§ **Data shown**:
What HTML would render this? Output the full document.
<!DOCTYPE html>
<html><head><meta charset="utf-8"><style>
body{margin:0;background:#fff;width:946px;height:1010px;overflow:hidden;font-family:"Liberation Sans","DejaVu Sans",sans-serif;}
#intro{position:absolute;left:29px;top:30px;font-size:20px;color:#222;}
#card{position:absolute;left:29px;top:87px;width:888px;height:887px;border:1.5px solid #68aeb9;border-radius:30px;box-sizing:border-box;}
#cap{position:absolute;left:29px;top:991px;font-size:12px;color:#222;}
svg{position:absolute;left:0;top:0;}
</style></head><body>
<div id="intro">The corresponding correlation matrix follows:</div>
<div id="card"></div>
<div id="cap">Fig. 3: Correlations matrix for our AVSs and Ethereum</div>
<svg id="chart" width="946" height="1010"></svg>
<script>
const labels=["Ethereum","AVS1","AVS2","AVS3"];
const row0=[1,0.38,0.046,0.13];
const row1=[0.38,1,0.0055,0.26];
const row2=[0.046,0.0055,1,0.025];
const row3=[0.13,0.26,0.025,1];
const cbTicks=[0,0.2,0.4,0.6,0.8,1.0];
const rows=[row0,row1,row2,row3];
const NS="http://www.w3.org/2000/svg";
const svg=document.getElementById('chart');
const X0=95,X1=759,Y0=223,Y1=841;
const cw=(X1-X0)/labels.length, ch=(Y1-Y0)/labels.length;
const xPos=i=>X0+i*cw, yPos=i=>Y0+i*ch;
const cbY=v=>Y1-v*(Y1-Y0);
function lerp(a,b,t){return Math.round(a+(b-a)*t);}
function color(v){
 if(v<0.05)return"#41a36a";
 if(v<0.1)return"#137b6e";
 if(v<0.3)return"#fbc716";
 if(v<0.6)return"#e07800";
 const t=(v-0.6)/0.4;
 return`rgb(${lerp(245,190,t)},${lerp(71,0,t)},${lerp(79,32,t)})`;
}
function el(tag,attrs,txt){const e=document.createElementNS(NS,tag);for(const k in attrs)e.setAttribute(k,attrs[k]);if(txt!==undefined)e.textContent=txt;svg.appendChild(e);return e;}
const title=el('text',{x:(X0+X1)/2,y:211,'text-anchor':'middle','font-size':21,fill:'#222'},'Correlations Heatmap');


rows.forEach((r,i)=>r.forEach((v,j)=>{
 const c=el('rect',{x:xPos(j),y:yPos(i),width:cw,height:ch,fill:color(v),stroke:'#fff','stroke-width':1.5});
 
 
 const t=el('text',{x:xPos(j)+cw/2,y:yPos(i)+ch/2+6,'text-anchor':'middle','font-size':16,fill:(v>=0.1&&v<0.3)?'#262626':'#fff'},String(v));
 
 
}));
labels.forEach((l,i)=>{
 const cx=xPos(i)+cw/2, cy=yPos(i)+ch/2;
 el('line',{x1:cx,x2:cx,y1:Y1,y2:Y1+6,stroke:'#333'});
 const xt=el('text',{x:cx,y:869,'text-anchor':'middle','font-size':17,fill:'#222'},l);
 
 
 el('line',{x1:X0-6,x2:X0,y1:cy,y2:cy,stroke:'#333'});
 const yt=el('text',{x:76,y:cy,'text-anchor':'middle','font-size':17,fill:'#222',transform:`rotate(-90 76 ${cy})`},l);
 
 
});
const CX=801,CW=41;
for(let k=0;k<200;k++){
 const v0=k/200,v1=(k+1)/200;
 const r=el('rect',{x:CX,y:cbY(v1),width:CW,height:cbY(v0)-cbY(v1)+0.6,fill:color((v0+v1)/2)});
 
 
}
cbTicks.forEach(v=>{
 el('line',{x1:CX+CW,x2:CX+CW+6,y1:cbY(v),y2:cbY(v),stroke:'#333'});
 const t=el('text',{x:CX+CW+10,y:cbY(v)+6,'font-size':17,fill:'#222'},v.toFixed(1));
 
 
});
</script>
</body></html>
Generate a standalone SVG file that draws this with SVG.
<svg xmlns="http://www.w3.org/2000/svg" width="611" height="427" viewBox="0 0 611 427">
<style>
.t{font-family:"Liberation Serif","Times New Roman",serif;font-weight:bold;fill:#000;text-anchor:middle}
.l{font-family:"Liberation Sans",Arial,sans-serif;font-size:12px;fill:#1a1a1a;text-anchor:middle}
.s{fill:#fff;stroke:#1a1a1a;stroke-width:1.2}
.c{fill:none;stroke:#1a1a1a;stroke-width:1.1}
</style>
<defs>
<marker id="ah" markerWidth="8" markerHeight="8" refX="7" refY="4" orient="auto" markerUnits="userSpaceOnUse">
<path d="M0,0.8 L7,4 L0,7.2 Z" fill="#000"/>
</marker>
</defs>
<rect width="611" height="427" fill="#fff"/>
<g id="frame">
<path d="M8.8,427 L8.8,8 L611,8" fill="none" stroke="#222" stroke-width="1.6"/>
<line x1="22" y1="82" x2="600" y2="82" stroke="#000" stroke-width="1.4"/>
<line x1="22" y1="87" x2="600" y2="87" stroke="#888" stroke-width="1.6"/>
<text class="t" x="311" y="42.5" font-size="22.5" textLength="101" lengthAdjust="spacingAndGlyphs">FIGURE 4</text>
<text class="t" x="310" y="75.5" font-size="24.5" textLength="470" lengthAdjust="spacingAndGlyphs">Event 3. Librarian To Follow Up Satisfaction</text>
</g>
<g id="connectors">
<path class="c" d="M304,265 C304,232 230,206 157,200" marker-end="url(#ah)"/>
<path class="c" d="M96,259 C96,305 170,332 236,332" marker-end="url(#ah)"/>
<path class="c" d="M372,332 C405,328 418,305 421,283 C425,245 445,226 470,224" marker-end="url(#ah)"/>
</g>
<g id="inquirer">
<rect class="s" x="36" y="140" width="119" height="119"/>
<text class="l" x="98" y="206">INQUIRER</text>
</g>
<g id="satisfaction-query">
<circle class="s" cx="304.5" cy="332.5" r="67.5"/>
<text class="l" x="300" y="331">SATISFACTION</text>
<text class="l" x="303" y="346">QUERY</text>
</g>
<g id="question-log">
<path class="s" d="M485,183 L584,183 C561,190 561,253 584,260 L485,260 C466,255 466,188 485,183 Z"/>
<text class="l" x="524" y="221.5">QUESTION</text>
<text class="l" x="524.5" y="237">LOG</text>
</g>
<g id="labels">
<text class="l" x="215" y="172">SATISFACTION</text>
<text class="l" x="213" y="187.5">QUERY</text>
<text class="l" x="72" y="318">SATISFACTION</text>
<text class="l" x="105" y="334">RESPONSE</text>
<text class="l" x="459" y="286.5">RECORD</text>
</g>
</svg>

§ **The exercise**: Return all of the above records exactly, leaving no line out.

§ **Output below**:
What HTML would render this? Output the full document.
<!DOCTYPE html>
<html><head><meta charset="utf-8"><style>
body{margin:0;background:#fff;width:946px;height:1010px;overflow:hidden;font-family:"Liberation Sans","DejaVu Sans",sans-serif;}
#intro{position:absolute;left:29px;top:30px;font-size:20px;color:#222;}
#card{position:absolute;left:29px;top:87px;width:888px;height:887px;border:1.5px solid #68aeb9;border-radius:30px;box-sizing:border-box;}
#cap{position:absolute;left:29px;top:991px;font-size:12px;color:#222;}
svg{position:absolute;left:0;top:0;}
</style></head><body>
<div id="intro">The corresponding correlation matrix follows:</div>
<div id="card"></div>
<div id="cap">Fig. 3: Correlations matrix for our AVSs and Ethereum</div>
<svg id="chart" width="946" height="1010"></svg>
<script>
const labels=["Ethereum","AVS1","AVS2","AVS3"];
const row0=[1,0.38,0.046,0.13];
const row1=[0.38,1,0.0055,0.26];
const row2=[0.046,0.0055,1,0.025];
const row3=[0.13,0.26,0.025,1];
const cbTicks=[0,0.2,0.4,0.6,0.8,1.0];
const rows=[row0,row1,row2,row3];
const NS="http://www.w3.org/2000/svg";
const svg=document.getElementById('chart');
const X0=95,X1=759,Y0=223,Y1=841;
const cw=(X1-X0)/labels.length, ch=(Y1-Y0)/labels.length;
const xPos=i=>X0+i*cw, yPos=i=>Y0+i*ch;
const cbY=v=>Y1-v*(Y1-Y0);
function lerp(a,b,t){return Math.round(a+(b-a)*t);}
function color(v){
 if(v<0.05)return"#41a36a";
 if(v<0.1)return"#137b6e";
 if(v<0.3)return"#fbc716";
 if(v<0.6)return"#e07800";
 const t=(v-0.6)/0.4;
 return`rgb(${lerp(245,190,t)},${lerp(71,0,t)},${lerp(79,32,t)})`;
}
function el(tag,attrs,txt){const e=document.createElementNS(NS,tag);for(const k in attrs)e.setAttribute(k,attrs[k]);if(txt!==undefined)e.textContent=txt;svg.appendChild(e);return e;}
const title=el('text',{x:(X0+X1)/2,y:211,'text-anchor':'middle','font-size':21,fill:'#222'},'Correlations Heatmap');


rows.forEach((r,i)=>r.forEach((v,j)=>{
 const c=el('rect',{x:xPos(j),y:yPos(i),width:cw,height:ch,fill:color(v),stroke:'#fff','stroke-width':1.5});
 
 
 const t=el('text',{x:xPos(j)+cw/2,y:yPos(i)+ch/2+6,'text-anchor':'middle','font-size':16,fill:(v>=0.1&&v<0.3)?'#262626':'#fff'},String(v));
 
 
}));
labels.forEach((l,i)=>{
 const cx=xPos(i)+cw/2, cy=yPos(i)+ch/2;
 el('line',{x1:cx,x2:cx,y1:Y1,y2:Y1+6,stroke:'#333'});
 const xt=el('text',{x:cx,y:869,'text-anchor':'middle','font-size':17,fill:'#222'},l);
 
 
 el('line',{x1:X0-6,x2:X0,y1:cy,y2:cy,stroke:'#333'});
 const yt=el('text',{x:76,y:cy,'text-anchor':'middle','font-size':17,fill:'#222',transform:`rotate(-90 76 ${cy})`},l);
 
 
});
const CX=801,CW=41;
for(let k=0;k<200;k++){
 const v0=k/200,v1=(k+1)/200;
 const r=el('rect',{x:CX,y:cbY(v1),width:CW,height:cbY(v0)-cbY(v1)+0.6,fill:color((v0+v1)/2)});
 
 
}
cbTicks.forEach(v=>{
 el('line',{x1:CX+CW,x2:CX+CW+6,y1:cbY(v),y2:cbY(v),stroke:'#333'});
 const t=el('text',{x:CX+CW+10,y:cbY(v)+6,'font-size':17,fill:'#222'},v.toFixed(1));
 
 
});
</script>
</body></html>
Generate a standalone SVG file that draws this with SVG.
<svg xmlns="http://www.w3.org/2000/svg" width="611" height="427" viewBox="0 0 611 427">
<style>
.t{font-family:"Liberation Serif","Times New Roman",serif;font-weight:bold;fill:#000;text-anchor:middle}
.l{font-family:"Liberation Sans",Arial,sans-serif;font-size:12px;fill:#1a1a1a;text-anchor:middle}
.s{fill:#fff;stroke:#1a1a1a;stroke-width:1.2}
.c{fill:none;stroke:#1a1a1a;stroke-width:1.1}
</style>
<defs>
<marker id="ah" markerWidth="8" markerHeight="8" refX="7" refY="4" orient="auto" markerUnits="userSpaceOnUse">
<path d="M0,0.8 L7,4 L0,7.2 Z" fill="#000"/>
</marker>
</defs>
<rect width="611" height="427" fill="#fff"/>
<g id="frame">
<path d="M8.8,427 L8.8,8 L611,8" fill="none" stroke="#222" stroke-width="1.6"/>
<line x1="22" y1="82" x2="600" y2="82" stroke="#000" stroke-width="1.4"/>
<line x1="22" y1="87" x2="600" y2="87" stroke="#888" stroke-width="1.6"/>
<text class="t" x="311" y="42.5" font-size="22.5" textLength="101" lengthAdjust="spacingAndGlyphs">FIGURE 4</text>
<text class="t" x="310" y="75.5" font-size="24.5" textLength="470" lengthAdjust="spacingAndGlyphs">Event 3. Librarian To Follow Up Satisfaction</text>
</g>
<g id="connectors">
<path class="c" d="M304,265 C304,232 230,206 157,200" marker-end="url(#ah)"/>
<path class="c" d="M96,259 C96,305 170,332 236,332" marker-end="url(#ah)"/>
<path class="c" d="M372,332 C405,328 418,305 421,283 C425,245 445,226 470,224" marker-end="url(#ah)"/>
</g>
<g id="inquirer">
<rect class="s" x="36" y="140" width="119" height="119"/>
<text class="l" x="98" y="206">INQUIRER</text>
</g>
<g id="satisfaction-query">
<circle class="s" cx="304.5" cy="332.5" r="67.5"/>
<text class="l" x="300" y="331">SATISFACTION</text>
<text class="l" x="303" y="346">QUERY</text>
</g>
<g id="question-log">
<path class="s" d="M485,183 L584,183 C561,190 561,253 584,260 L485,260 C466,255 466,188 485,183 Z"/>
<text class="l" x="524" y="221.5">QUESTION</text>
<text class="l" x="524.5" y="237">LOG</text>
</g>
<g id="labels">
<text class="l" x="215" y="172">SATISFACTION</text>
<text class="l" x="213" y="187.5">QUERY</text>
<text class="l" x="72" y="318">SATISFACTION</text>
<text class="l" x="105" y="334">RESPONSE</text>
<text class="l" x="459" y="286.5">RECORD</text>
</g>
</svg>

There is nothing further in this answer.